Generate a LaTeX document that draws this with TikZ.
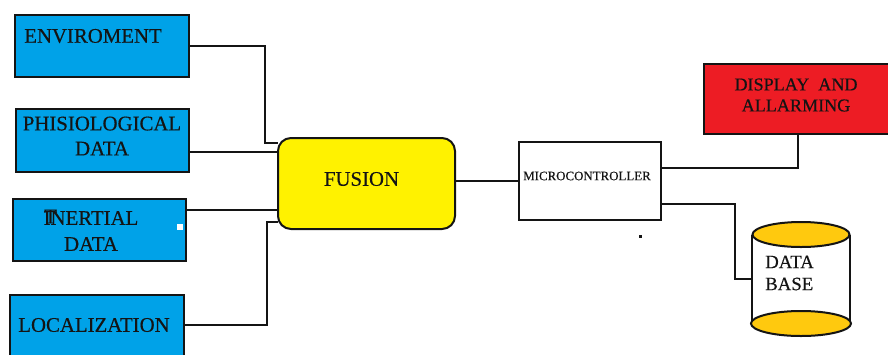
\documentclass[tikz,border=0pt]{standalone}
\usepackage{fontspec}
\setmainfont{Liberation Serif}[BoldFont=Liberation Serif,BoldFeatures={FakeBold=0.35}]
\usetikzlibrary{calc}
\definecolor{bluebox}{HTML}{00A2E8}
\definecolor{redbox}{HTML}{ED1C24}
\definecolor{yellowbox}{HTML}{FFF200}
\definecolor{golden}{HTML}{FFC90E}
\definecolor{inkc}{HTML}{141414}
\tikzset{
  x=1pt,y=-1pt,
  box/.style={draw=inkc,line width=2pt,anchor=north west,inner sep=0pt,outer sep=0pt,align=center},
  bluefill/.style={box,fill=bluebox},
  lab/.style={inner sep=0pt,align=center,text=inkc},
  wire/.style={draw=inkc,line width=2pt,line join=miter},
  disc/.style={draw=inkc,line width=2pt,fill=golden}
}
\begin{document}
\begin{tikzpicture}
\useasboundingbox (0,0) rectangle (888,354);
\begin{scope}
\clip (0,0) rectangle (888,354);
\node[bluefill,minimum width=174pt,minimum height=62pt] (env) at (15,15) {};
\node[bluefill,minimum width=173pt,minimum height=63pt] (phi) at (16,109) {};
\node[bluefill,minimum width=173pt,minimum height=62pt] (ine) at (13,199) {};
\node[bluefill,minimum width=174pt,minimum height=70pt] (loc) at (10,295) {};
\node[box,fill=white,minimum width=142pt,minimum height=78pt] (mic) at (519,142) {};
\node[box,fill=redbox,minimum width=190pt,minimum height=70pt] (dis) at (704,64) {};
\node[inner sep=0pt,outer sep=0pt,minimum width=98pt,minimum height=89pt] (dbb) at (801,279) {};
\fill[white] (dbb.north west) rectangle (dbb.south east);
\draw[wire] (dbb.north west) -- (dbb.south west);
\draw[wire] (dbb.north east) -- (dbb.south east);
\draw[disc] (dbb.north) ellipse [x radius=48.5pt,y radius=12.5pt];
\draw[disc] (dbb.south) ellipse [x radius=50pt,y radius=12.5pt];
\node[box,fill=yellowbox,rounded corners=13pt,minimum width=177pt,minimum height=91pt] (fus) at (278,138) {};
\draw[wire] (env.east) -- ++(76,0) |- ([yshift=-5pt]fus.north west);
\draw[wire] ([yshift=-11.5pt]phi.east) -- ([yshift=-11.5pt]phi.east -| fus.west);
\draw[wire] ([yshift=20pt]ine.east) -- ([yshift=20pt]ine.east -| fus.west);
\draw[wire] ([yshift=5pt]loc.east) -- ++(83,0) |- ([yshift=-38pt]fus.west);
\draw[wire] ([yshift=2.5pt]fus.east) -- ([yshift=2.5pt]fus.east -| mic.west);
\draw[wire] ([yshift=13pt]mic.east) -| (dis.south -| 798,0);
\draw[wire] ([yshift=-23pt]mic.east) -- ++(74,0) |- (dbb.west);
% labels
\node[lab,font=\bfseries\fontsize{20.8}{25}\selectfont] (t1) at (93,36) {ENVIROMENT};
\node[lab,font=\bfseries\fontsize{20.8}{25}\selectfont] (t2) at (102,136) {PHISIOLOGICAL\\DATA};
\node[lab,font=\bfseries\fontsize{20.8}{26}\selectfont] (t3) at (91,231) {INERTIAL\\DATA};
\node[lab,font=\bfseries\fontsize{20.8}{25}\selectfont,anchor=north] (t3b) at (50.5,209.5) {T};
\node[lab,font=\bfseries\fontsize{20.8}{25}\selectfont] (t4) at (94,325) {LOCALIZATION};
\node[lab,font=\bfseries\fontsize{20.8}{25}\selectfont] (t5) at (361.5,179) {FUSION};
\node[lab,font=\bfseries\fontsize{12.9}{15}\selectfont] (t6) at (587,176) {MICROCONTROLLER};
\node[lab,font=\bfseries\fontsize{18.1}{21}\selectfont] (t7) at (796,95) {DISPLAY\ \ AND\\ALLARMING};
\node[lab,font=\bfseries\fontsize{18.8}{22}\selectfont,align=left,anchor=west] (t8) at (765,273) {DATA\\BASE};
% specks
\fill[white] (177,224) rectangle (183,230);
\fill[inkc] (638.5,234.5) rectangle (641.5,238);
\end{scope}
\end{tikzpicture}
\end{document}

**WRITTEN INSTRUCTION:**
Return each line of the data, keeping its wording exact and omitting pictures.

**REPLY:**
Generate a LaTeX document that draws this with TikZ.
\documentclass[tikz,border=0pt]{standalone}
\usepackage{fontspec}
\setmainfont{Liberation Serif}[BoldFont=Liberation Serif,BoldFeatures={FakeBold=0.35}]
\usetikzlibrary{calc}
\definecolor{bluebox}{HTML}{00A2E8}
\definecolor{redbox}{HTML}{ED1C24}
\definecolor{yellowbox}{HTML}{FFF200}
\definecolor{golden}{HTML}{FFC90E}
\definecolor{inkc}{HTML}{141414}
\tikzset{
  x=1pt,y=-1pt,
  box/.style={draw=inkc,line width=2pt,anchor=north west,inner sep=0pt,outer sep=0pt,align=center},
  bluefill/.style={box,fill=bluebox},
  lab/.style={inner sep=0pt,align=center,text=inkc},
  wire/.style={draw=inkc,line width=2pt,line join=miter},
  disc/.style={draw=inkc,line width=2pt,fill=golden}
}
\begin{document}
\begin{tikzpicture}
\useasboundingbox (0,0) rectangle (888,354);
\begin{scope}
\clip (0,0) rectangle (888,354);
\node[bluefill,minimum width=174pt,minimum height=62pt] (env) at (15,15) {};
\node[bluefill,minimum width=173pt,minimum height=63pt] (phi) at (16,109) {};
\node[bluefill,minimum width=173pt,minimum height=62pt] (ine) at (13,199) {};
\node[bluefill,minimum width=174pt,minimum height=70pt] (loc) at (10,295) {};
\node[box,fill=white,minimum width=142pt,minimum height=78pt] (mic) at (519,142) {};
\node[box,fill=redbox,minimum width=190pt,minimum height=70pt] (dis) at (704,64) {};
\node[inner sep=0pt,outer sep=0pt,minimum width=98pt,minimum height=89pt] (dbb) at (801,279) {};
\fill[white] (dbb.north west) rectangle (dbb.south east);
\draw[wire] (dbb.north west) -- (dbb.south west);
\draw[wire] (dbb.north east) -- (dbb.south east);
\draw[disc] (dbb.north) ellipse [x radius=48.5pt,y radius=12.5pt];
\draw[disc] (dbb.south) ellipse [x radius=50pt,y radius=12.5pt];
\node[box,fill=yellowbox,rounded corners=13pt,minimum width=177pt,minimum height=91pt] (fus) at (278,138) {};
\draw[wire] (env.east) -- ++(76,0) |- ([yshift=-5pt]fus.north west);
\draw[wire] ([yshift=-11.5pt]phi.east) -- ([yshift=-11.5pt]phi.east -| fus.west);
\draw[wire] ([yshift=20pt]ine.east) -- ([yshift=20pt]ine.east -| fus.west);
\draw[wire] ([yshift=5pt]loc.east) -- ++(83,0) |- ([yshift=-38pt]fus.west);
\draw[wire] ([yshift=2.5pt]fus.east) -- ([yshift=2.5pt]fus.east -| mic.west);
\draw[wire] ([yshift=13pt]mic.east) -| (dis.south -| 798,0);
\draw[wire] ([yshift=-23pt]mic.east) -- ++(74,0) |- (dbb.west);
% labels
\node[lab,font=\bfseries\fontsize{20.8}{25}\selectfont] (t1) at (93,36) {ENVIROMENT};
\node[lab,font=\bfseries\fontsize{20.8}{25}\selectfont] (t2) at (102,136) {PHISIOLOGICAL\\DATA};
\node[lab,font=\bfseries\fontsize{20.8}{26}\selectfont] (t3) at (91,231) {INERTIAL\\DATA};
\node[lab,font=\bfseries\fontsize{20.8}{25}\selectfont,anchor=north] (t3b) at (50.5,209.5) {T};
\node[lab,font=\bfseries\fontsize{20.8}{25}\selectfont] (t4) at (94,325) {LOCALIZATION};
\node[lab,font=\bfseries\fontsize{20.8}{25}\selectfont] (t5) at (361.5,179) {FUSION};
\node[lab,font=\bfseries\fontsize{12.9}{15}\selectfont] (t6) at (587,176) {MICROCONTROLLER};
\node[lab,font=\bfseries\fontsize{18.1}{21}\selectfont] (t7) at (796,95) {DISPLAY\ \ AND\\ALLARMING};
\node[lab,font=\bfseries\fontsize{18.8}{22}\selectfont,align=left,anchor=west] (t8) at (765,273) {DATA\\BASE};
% specks
\fill[white] (177,224) rectangle (183,230);
\fill[inkc] (638.5,234.5) rectangle (641.5,238);
\end{scope}
\end{tikzpicture}
\end{document}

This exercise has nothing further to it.